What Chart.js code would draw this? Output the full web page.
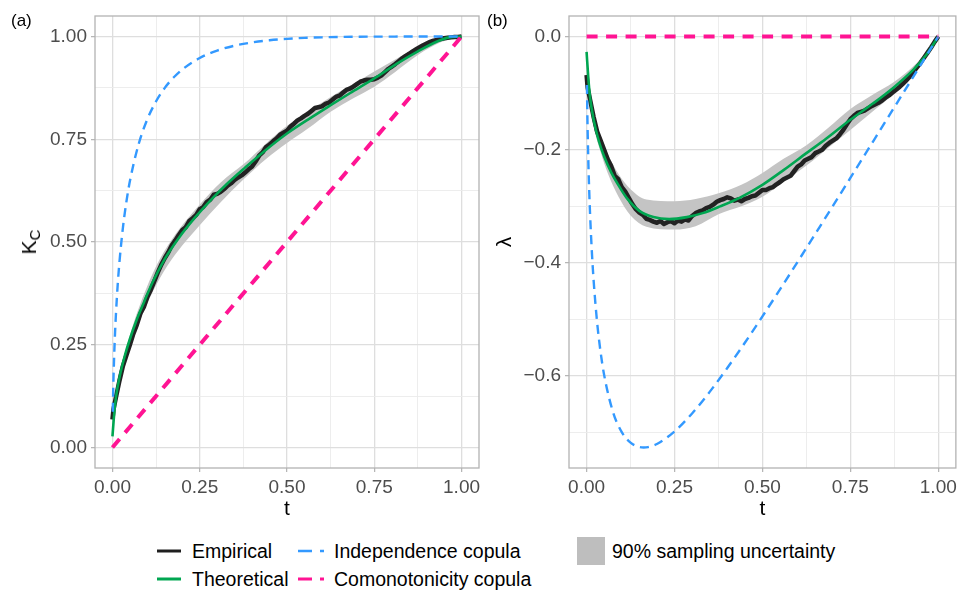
<!DOCTYPE html>
<html>
<head>
<meta charset="UTF-8">
<title>Kendall distribution and lambda function</title>
<script src="https://cdn.jsdelivr.net/npm/chart.js"></script>
<style>
  body { margin:0; width:961px; height:591px; background:#fff; position:relative; overflow:hidden;
         font-family:'Liberation Sans', Arial, sans-serif; }
  .panel { position:absolute; top:0; height:530px; }
  #wrapA { left:0; width:485px; }
  #wrapB { left:485px; width:476px; }
  .tag { position:absolute; top:12px; font-size:17px; line-height:17px; color:#000; }
  #ylabA { position:absolute; left:30px; top:242px; transform:translate(-50%,-50%) rotate(-90deg);
           font-size:21px; white-space:nowrap; color:#000; }
  #ylabA sub { font-size:15px; vertical-align:-4px; }
  .lg { position:absolute; font-size:19.5px; line-height:20px; color:#000; white-space:nowrap; }
  .key { position:absolute; }
</style>
</head>
<body>
<div class="panel" id="wrapA"><canvas id="chartA" width="485" height="530"></canvas></div>
<div class="panel" id="wrapB"><canvas id="chartB" width="476" height="530"></canvas></div>
<div class="tag" style="left:11px">(a)</div>
<div class="tag" style="left:487px">(b)</div>
<div id="ylabA">K<sub>C</sub></div>

<!-- legend -->
<svg class="key" style="left:157px;top:548px" width="24" height="6"><line x1="0" y1="3" x2="24" y2="3" stroke="#1f1f1f" stroke-width="3"/></svg>
<div class="lg" style="left:192px;top:541px">Empirical</div>
<svg class="key" style="left:157px;top:576px" width="24" height="6"><line x1="0" y1="3" x2="24" y2="3" stroke="#00a651" stroke-width="3"/></svg>
<div class="lg" style="left:192px;top:569px">Theoretical</div>
<svg class="key" style="left:298px;top:548px" width="26" height="6"><line x1="0" y1="3" x2="26" y2="3" stroke="#3399ff" stroke-width="2.5" stroke-dasharray="14 8"/></svg>
<div class="lg" style="left:334px;top:541px">Independence copula</div>
<svg class="key" style="left:298px;top:576px" width="26" height="6"><line x1="0" y1="3" x2="26" y2="3" stroke="#ff1493" stroke-width="3" stroke-dasharray="14 8"/></svg>
<div class="lg" style="left:334px;top:569px">Comonotonicity copula</div>
<div class="key" style="left:577px;top:537px;width:28px;height:28px;background:#bebebe"></div>
<div class="lg" style="left:612px;top:541px">90% sampling uncertainty</div>

<script>
// ---- data ----
// empirical curve (black), panel (a) K_C and panel (b) lambda
const tEmp = [0, 0.003, 0.01, 0.02, 0.03, 0.04, 0.05, 0.06, 0.07, 0.08, 0.09, 0.10, 0.11, 0.12, 0.13, 0.14, 0.15, 0.16, 0.17, 0.18, 0.19,
  0.20, 0.21, 0.22, 0.23, 0.24, 0.25, 0.26, 0.27, 0.28, 0.29, 0.30, 0.31, 0.32, 0.33, 0.34, 0.35, 0.36, 0.37, 0.38, 0.39,
  0.40, 0.41, 0.42, 0.43, 0.44, 0.45, 0.46, 0.47, 0.48, 0.49, 0.50, 0.51, 0.52, 0.53, 0.54, 0.55, 0.56, 0.57, 0.58, 0.59,
  0.60, 0.61, 0.62, 0.63, 0.64, 0.65, 0.66, 0.67, 0.68, 0.69, 0.70, 0.71, 0.72, 0.73, 0.74, 0.75, 0.76, 0.77, 0.78, 0.79,
  0.80, 0.81, 0.82, 0.83, 0.84, 0.85, 0.86, 0.87, 0.88, 0.89, 0.90, 0.91, 0.92, 0.93, 0.94, 0.95, 0.96, 0.97, 0.98, 0.99, 1.00];
const kEmp = [0.068, 0.093, 0.122, 0.162, 0.198, 0.224, 0.250, 0.277, 0.299, 0.326, 0.342, 0.366, 0.384, 0.405, 0.426, 0.445, 0.461, 0.475, 0.492, 0.504, 0.517,
  0.529, 0.536, 0.551, 0.558, 0.566, 0.580, 0.585, 0.597, 0.603, 0.615, 0.617, 0.622, 0.629, 0.637, 0.643, 0.651, 0.657, 0.662, 0.669, 0.677,
  0.684, 0.696, 0.710, 0.718, 0.731, 0.737, 0.745, 0.752, 0.761, 0.766, 0.771, 0.781, 0.788, 0.796, 0.801, 0.807, 0.812, 0.819, 0.826, 0.828,
  0.830, 0.836, 0.839, 0.846, 0.853, 0.856, 0.863, 0.870, 0.873, 0.878, 0.884, 0.890, 0.893, 0.895, 0.895, 0.896, 0.900, 0.905, 0.913, 0.921,
  0.927, 0.933, 0.940, 0.947, 0.953, 0.958, 0.964, 0.969, 0.974, 0.979, 0.983, 0.987, 0.990, 0.992, 0.994, 0.996, 0.997, 0.998, 0.999, 0.999, 1.000];
const lamEmp = [-0.068, -0.090, -0.112, -0.142, -0.168, -0.184, -0.200, -0.217, -0.229, -0.246, -0.252, -0.266, -0.274, -0.285, -0.296, -0.305, -0.311, -0.315, -0.322, -0.324, -0.327,
  -0.329, -0.326, -0.331, -0.328, -0.326, -0.330, -0.325, -0.327, -0.323, -0.325, -0.317, -0.312, -0.309, -0.307, -0.303, -0.301, -0.297, -0.292, -0.289, -0.287,
  -0.284, -0.286, -0.290, -0.288, -0.291, -0.287, -0.285, -0.282, -0.281, -0.276, -0.271, -0.271, -0.268, -0.266, -0.261, -0.257, -0.252, -0.249, -0.246, -0.238,
  -0.230, -0.226, -0.219, -0.216, -0.213, -0.206, -0.203, -0.200, -0.193, -0.188, -0.184, -0.180, -0.173, -0.165, -0.155, -0.146, -0.140, -0.135, -0.133, -0.131,
  -0.127, -0.123, -0.120, -0.117, -0.113, -0.108, -0.104, -0.099, -0.094, -0.089, -0.083, -0.077, -0.070, -0.062, -0.054, -0.046, -0.037, -0.028, -0.019, -0.009, 0];

// theoretical curve (green)
const tTh = [0, 0.005, 0.01, 0.02, 0.035, 0.05, 0.07, 0.09, 0.115, 0.15, 0.19, 0.235, 0.285, 0.33, 0.38, 0.435, 0.5, 0.56, 0.625, 0.68, 0.75, 0.815, 0.875, 0.93, 0.965, 1];
const kTh = [0.027, 0.082, 0.122, 0.170, 0.222, 0.264, 0.312, 0.353, 0.402, 0.459, 0.510, 0.558, 0.605, 0.643, 0.681, 0.721, 0.764, 0.798, 0.833, 0.862, 0.898, 0.934, 0.964, 0.988, 0.998, 1];
const lamTh = [-0.027, -0.074, -0.108, -0.147, -0.185, -0.212, -0.240, -0.262, -0.286, -0.308, -0.319, -0.3225, -0.319, -0.312, -0.300, -0.285, -0.262, -0.236, -0.206, -0.181, -0.147, -0.118, -0.089, -0.058, -0.033, 0];

// 90% sampling uncertainty band
const tBand = [0, 0.01, 0.02, 0.04, 0.06, 0.09, 0.125, 0.17, 0.25, 0.31, 0.375, 0.44, 0.5, 0.56, 0.625, 0.69, 0.75, 0.81, 0.875, 0.94, 1];
const kBandHi = [0.032, 0.126, 0.178, 0.244, 0.301, 0.372, 0.441, 0.506, 0.591, 0.645, 0.689, 0.740, 0.783, 0.817, 0.853, 0.885, 0.915, 0.944, 0.975, 0.998, 1];
const kBandLo = [0.022, 0.110, 0.156, 0.216, 0.267, 0.332, 0.395, 0.458, 0.541, 0.597, 0.652, 0.702, 0.741, 0.776, 0.817, 0.850, 0.878, 0.914, 0.955, 0.986, 1];
const lamBandHi = [-0.022, -0.100, -0.136, -0.176, -0.207, -0.242, -0.270, -0.288, -0.291, -0.287, -0.277, -0.262, -0.241, -0.216, -0.192, -0.160, -0.128, -0.104, -0.080, -0.046, 0];
const lamBandLo = [-0.032, -0.116, -0.158, -0.204, -0.241, -0.282, -0.316, -0.336, -0.341, -0.335, -0.314, -0.300, -0.283, -0.257, -0.228, -0.195, -0.165, -0.134, -0.100, -0.058, 0];

// independence copula (blue dashed)
const tInd = [0.001, 0.002, 0.003, 0.005, 0.0075, 0.01, 0.015, 0.02, 0.03, 0.04, 0.05, 0.075, 0.1, 0.125, 0.15, 0.1625, 0.175, 0.2, 0.25,
  0.3, 0.35, 0.4, 0.45, 0.5, 0.55, 0.6, 0.65, 0.7, 0.75, 0.8, 0.85, 0.9, 0.95, 1];
const kInd = [0.0867, 0.1331, 0.1691, 0.2256, 0.2804, 0.3249, 0.3955, 0.4508, 0.5352, 0.5983, 0.6482, 0.7381, 0.7989, 0.8425, 0.8752, 0.8886, 0.9003, 0.9199, 0.9478,
  0.9659, 0.9778, 0.9857, 0.9910, 0.9944, 0.9967, 0.9981, 0.9990, 0.9995, 0.9998, 0.9999, 1.0, 1.0, 1.0, 1];
const lamInd = [-0.0857, -0.1311, -0.1661, -0.2206, -0.2729, -0.3149, -0.3805, -0.4308, -0.5052, -0.5583, -0.5982, -0.6631, -0.6989, -0.7175, -0.7252, -0.7261, -0.7253, -0.7199, -0.6978,
  -0.6659, -0.6278, -0.5857, -0.5410, -0.4944, -0.4467, -0.3981, -0.3490, -0.2995, -0.2498, -0.1999, -0.1500, -0.1000, -0.0500, 0];

// comonotonicity copula (pink dashed)
const tCom = [0, 1];
const kCom = [0, 1];
const lamCom = [0, 0];

// axes
const xMajor = [0, 0.25, 0.5, 0.75, 1];
const xLabels = ['0.00', '0.25', '0.50', '0.75', '1.00'];
const xMinor = [0.125, 0.375, 0.625, 0.875];
const yMajorA = [0, 0.25, 0.5, 0.75, 1];
const yLabelsA = ['0.00', '0.25', '0.50', '0.75', '1.00'];
const yMinorA = [0.125, 0.375, 0.625, 0.875];
const yMajorB = [-0.6, -0.4, -0.2, 0];
const yLabelsB = ['\u22120.6', '\u22120.4', '\u22120.2', '0.0'];
const yMinorB = [-0.7, -0.5, -0.3, -0.1];

const FONT = "'Liberation Sans', Arial, sans-serif";
const pts = (xs, ys) => xs.map((x, i) => ({x: x, y: ys[i]}));

function axis(min, max, major, labels, minor, size, title) {
  const all = major.concat(minor).sort((a, b) => a - b);
  const idx = v => major.findIndex(m => Math.abs(m - v) < 1e-9);
  const isMajor = c => c.tick && idx(c.tick.value) >= 0;
  return {
    type: 'linear', min: min, max: max,
    afterBuildTicks: s => { s.ticks = all.map(v => ({value: v})); },
    afterFit: s => { if (s.isHorizontal()) s.height = size; else s.width = size; },
    ticks: {
      autoSkip: false, maxRotation: 0, minRotation: 0, padding: 4,
      color: '#4d4d4d', font: {family: FONT, size: 19},
      callback: v => { const i = idx(v); return i < 0 ? '' : labels[i]; }
    },
    grid: {
      color: c => isMajor(c) ? '#dedede' : '#ebebeb',
      lineWidth: c => isMajor(c) ? 1.3 : 0.9,
      tickLength: 4,
      tickColor: c => isMajor(c) ? '#b3b3b3' : 'rgba(0,0,0,0)',
      tickWidth: 1.2
    },
    border: {display: false},
    title: title
  };
}

const frame = {
  id: 'frame',
  afterDatasetsDraw(chart) {
    const a = chart.chartArea, ctx = chart.ctx;
    ctx.save();
    ctx.strokeStyle = '#b3b3b3';
    ctx.lineWidth = 1.3;
    ctx.strokeRect(a.left, a.top, a.right - a.left, a.bottom - a.top);
    ctx.restore();
  }
};

function datasets(emp, th, hi, lo, ind, com) {
  return [
    {data: pts(tCom, com), borderColor: '#ff1493', borderWidth: 4, borderDash: [11, 8.5], pointRadius: 0, order: 1},
    {data: pts(tInd, ind), borderColor: '#3399ff', borderWidth: 2.4, borderDash: [9, 6], pointRadius: 0, cubicInterpolationMode: 'monotone', order: 2},
    {data: pts(tTh, th), borderColor: '#00a651', borderWidth: 2.6, pointRadius: 0, cubicInterpolationMode: 'monotone', order: 3},
    {data: pts(tEmp, emp), borderColor: '#222222', borderWidth: 4.5, borderJoinStyle: 'round', pointRadius: 0, order: 4},
    {data: pts(tBand, hi), borderWidth: 0, borderColor: 'rgba(0,0,0,0)', backgroundColor: '#c4c4c4', fill: '+1', pointRadius: 0, cubicInterpolationMode: 'monotone', order: 5},
    {data: pts(tBand, lo), borderWidth: 0, borderColor: 'rgba(0,0,0,0)', pointRadius: 0, cubicInterpolationMode: 'monotone', order: 6}
  ];
}

function makeChart(id, sets, yAxis, rightPad) {
  return new Chart(document.getElementById(id), {
    type: 'line',
    data: {datasets: sets},
    options: {
      responsive: false, animation: false, devicePixelRatio: 1,
      layout: {padding: {top: 16, right: rightPad, left: 0, bottom: 0}},
      plugins: {legend: {display: false}, tooltip: {enabled: false}},
      scales: {
        x: axis(-0.05, 1.05, xMajor, xLabels, xMinor, 62,
          {display: true, text: 't', color: '#000', font: {family: FONT, size: 21}, padding: {top: 0, bottom: 8}}),
        y: yAxis
      }
    },
    plugins: [frame]
  });
}

makeChart('chartA', datasets(kEmp, kTh, kBandHi, kBandLo, kInd, kCom),
  axis(-0.05, 1.05, yMajorA, yLabelsA, yMinorA, 95, {display: false}), 6);
makeChart('chartB', datasets(lamEmp, lamTh, lamBandHi, lamBandLo, lamInd, lamCom),
  axis(-0.7623, 0.0363, yMajorB, yLabelsB, yMinorB, 84,
    {display: true, text: '\u03bb', color: '#000', font: {family: FONT, size: 21}, padding: {top: 8, bottom: 0}}), 5);
</script>
</body>
</html>
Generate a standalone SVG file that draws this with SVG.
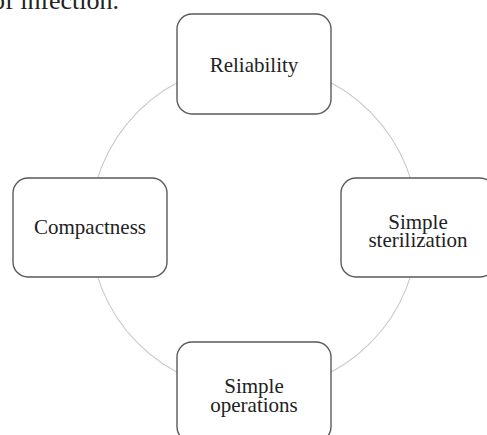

# # # # #

Your instructions: Every line that holds the word "this" should be extracted.

Correct response:
What Chart.js code would draw this? Output the full web page.
Generate a standalone SVG file that draws this with SVG.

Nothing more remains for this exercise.